Repeat the material verbatim and drop the pictures.

Provided material:
------
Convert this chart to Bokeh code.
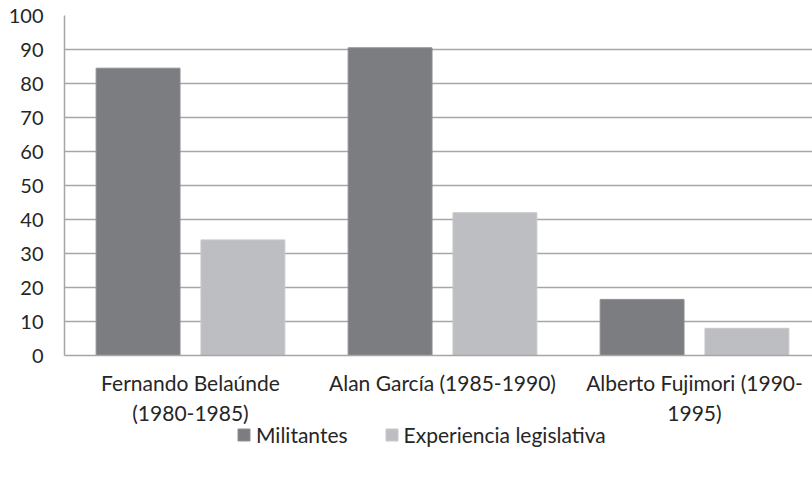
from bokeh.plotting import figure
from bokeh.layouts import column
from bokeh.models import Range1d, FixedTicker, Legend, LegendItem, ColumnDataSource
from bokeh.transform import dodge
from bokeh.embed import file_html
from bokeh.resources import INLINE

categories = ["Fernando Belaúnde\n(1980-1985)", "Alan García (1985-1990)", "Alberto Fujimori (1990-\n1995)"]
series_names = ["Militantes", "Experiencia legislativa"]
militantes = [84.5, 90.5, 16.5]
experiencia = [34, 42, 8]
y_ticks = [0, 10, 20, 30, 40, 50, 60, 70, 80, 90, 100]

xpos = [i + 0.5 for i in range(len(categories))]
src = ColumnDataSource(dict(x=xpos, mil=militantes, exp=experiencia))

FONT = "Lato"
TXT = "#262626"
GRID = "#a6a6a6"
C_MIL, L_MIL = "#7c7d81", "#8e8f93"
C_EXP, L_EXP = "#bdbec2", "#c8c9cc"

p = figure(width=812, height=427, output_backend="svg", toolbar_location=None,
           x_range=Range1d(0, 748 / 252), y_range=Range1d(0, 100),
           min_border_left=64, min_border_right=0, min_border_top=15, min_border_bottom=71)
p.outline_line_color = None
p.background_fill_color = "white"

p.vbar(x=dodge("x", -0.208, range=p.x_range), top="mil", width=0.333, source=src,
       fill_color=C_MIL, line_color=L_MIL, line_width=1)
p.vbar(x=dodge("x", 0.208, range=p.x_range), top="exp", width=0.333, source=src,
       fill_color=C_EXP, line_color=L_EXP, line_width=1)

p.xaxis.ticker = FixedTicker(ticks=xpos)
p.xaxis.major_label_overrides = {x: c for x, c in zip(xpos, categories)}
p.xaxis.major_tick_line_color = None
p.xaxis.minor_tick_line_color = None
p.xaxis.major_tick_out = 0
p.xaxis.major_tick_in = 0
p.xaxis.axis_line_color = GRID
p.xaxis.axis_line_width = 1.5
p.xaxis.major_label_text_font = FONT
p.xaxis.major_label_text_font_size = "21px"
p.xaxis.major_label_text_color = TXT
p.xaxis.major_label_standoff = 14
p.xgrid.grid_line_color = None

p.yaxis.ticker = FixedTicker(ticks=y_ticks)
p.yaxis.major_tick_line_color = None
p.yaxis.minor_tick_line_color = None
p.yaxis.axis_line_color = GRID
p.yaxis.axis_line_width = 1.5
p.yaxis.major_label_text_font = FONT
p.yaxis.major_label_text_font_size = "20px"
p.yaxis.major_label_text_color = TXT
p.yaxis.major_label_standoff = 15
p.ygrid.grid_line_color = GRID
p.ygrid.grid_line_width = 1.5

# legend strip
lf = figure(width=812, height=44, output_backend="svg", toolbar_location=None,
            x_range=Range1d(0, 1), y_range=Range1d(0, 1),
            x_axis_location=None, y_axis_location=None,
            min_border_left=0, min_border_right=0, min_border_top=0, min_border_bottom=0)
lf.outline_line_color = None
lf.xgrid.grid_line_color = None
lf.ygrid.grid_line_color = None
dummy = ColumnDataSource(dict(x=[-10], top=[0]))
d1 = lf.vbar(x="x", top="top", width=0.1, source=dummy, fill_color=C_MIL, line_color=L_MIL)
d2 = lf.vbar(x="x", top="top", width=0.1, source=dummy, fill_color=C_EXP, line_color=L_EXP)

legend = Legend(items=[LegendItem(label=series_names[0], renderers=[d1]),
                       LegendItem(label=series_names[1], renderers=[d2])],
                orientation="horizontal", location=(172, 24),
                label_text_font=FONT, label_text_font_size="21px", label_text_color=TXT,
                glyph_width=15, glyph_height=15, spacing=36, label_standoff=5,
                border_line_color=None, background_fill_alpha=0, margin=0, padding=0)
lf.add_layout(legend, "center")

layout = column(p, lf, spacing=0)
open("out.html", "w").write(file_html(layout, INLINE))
------
Task response:
Convert this chart to Bokeh code.
from bokeh.plotting import figure
from bokeh.layouts import column
from bokeh.models import Range1d, FixedTicker, Legend, LegendItem, ColumnDataSource
from bokeh.transform import dodge
from bokeh.embed import file_html
from bokeh.resources import INLINE

categories = ["Fernando Belaúnde\n(1980-1985)", "Alan García (1985-1990)", "Alberto Fujimori (1990-\n1995)"]
series_names = ["Militantes", "Experiencia legislativa"]
militantes = [84.5, 90.5, 16.5]
experiencia = [34, 42, 8]
y_ticks = [0, 10, 20, 30, 40, 50, 60, 70, 80, 90, 100]

xpos = [i + 0.5 for i in range(len(categories))]
src = ColumnDataSource(dict(x=xpos, mil=militantes, exp=experiencia))

FONT = "Lato"
TXT = "#262626"
GRID = "#a6a6a6"
C_MIL, L_MIL = "#7c7d81", "#8e8f93"
C_EXP, L_EXP = "#bdbec2", "#c8c9cc"

p = figure(width=812, height=427, output_backend="svg", toolbar_location=None,
           x_range=Range1d(0, 748 / 252), y_range=Range1d(0, 100),
           min_border_left=64, min_border_right=0, min_border_top=15, min_border_bottom=71)
p.outline_line_color = None
p.background_fill_color = "white"

p.vbar(x=dodge("x", -0.208, range=p.x_range), top="mil", width=0.333, source=src,
       fill_color=C_MIL, line_color=L_MIL, line_width=1)
p.vbar(x=dodge("x", 0.208, range=p.x_range), top="exp", width=0.333, source=src,
       fill_color=C_EXP, line_color=L_EXP, line_width=1)

p.xaxis.ticker = FixedTicker(ticks=xpos)
p.xaxis.major_label_overrides = {x: c for x, c in zip(xpos, categories)}
p.xaxis.major_tick_line_color = None
p.xaxis.minor_tick_line_color = None
p.xaxis.major_tick_out = 0
p.xaxis.major_tick_in = 0
p.xaxis.axis_line_color = GRID
p.xaxis.axis_line_width = 1.5
p.xaxis.major_label_text_font = FONT
p.xaxis.major_label_text_font_size = "21px"
p.xaxis.major_label_text_color = TXT
p.xaxis.major_label_standoff = 14
p.xgrid.grid_line_color = None

p.yaxis.ticker = FixedTicker(ticks=y_ticks)
p.yaxis.major_tick_line_color = None
p.yaxis.minor_tick_line_color = None
p.yaxis.axis_line_color = GRID
p.yaxis.axis_line_width = 1.5
p.yaxis.major_label_text_font = FONT
p.yaxis.major_label_text_font_size = "20px"
p.yaxis.major_label_text_color = TXT
p.yaxis.major_label_standoff = 15
p.ygrid.grid_line_color = GRID
p.ygrid.grid_line_width = 1.5

# legend strip
lf = figure(width=812, height=44, output_backend="svg", toolbar_location=None,
            x_range=Range1d(0, 1), y_range=Range1d(0, 1),
            x_axis_location=None, y_axis_location=None,
            min_border_left=0, min_border_right=0, min_border_top=0, min_border_bottom=0)
lf.outline_line_color = None
lf.xgrid.grid_line_color = None
lf.ygrid.grid_line_color = None
dummy = ColumnDataSource(dict(x=[-10], top=[0]))
d1 = lf.vbar(x="x", top="top", width=0.1, source=dummy, fill_color=C_MIL, line_color=L_MIL)
d2 = lf.vbar(x="x", top="top", width=0.1, source=dummy, fill_color=C_EXP, line_color=L_EXP)

legend = Legend(items=[LegendItem(label=series_names[0], renderers=[d1]),
                       LegendItem(label=series_names[1], renderers=[d2])],
                orientation="horizontal", location=(172, 24),
                label_text_font=FONT, label_text_font_size="21px", label_text_color=TXT,
                glyph_width=15, glyph_height=15, spacing=36, label_standoff=5,
                border_line_color=None, background_fill_alpha=0, margin=0, padding=0)
lf.add_layout(legend, "center")

layout = column(p, lf, spacing=0)
open("out.html", "w").write(file_html(layout, INLINE))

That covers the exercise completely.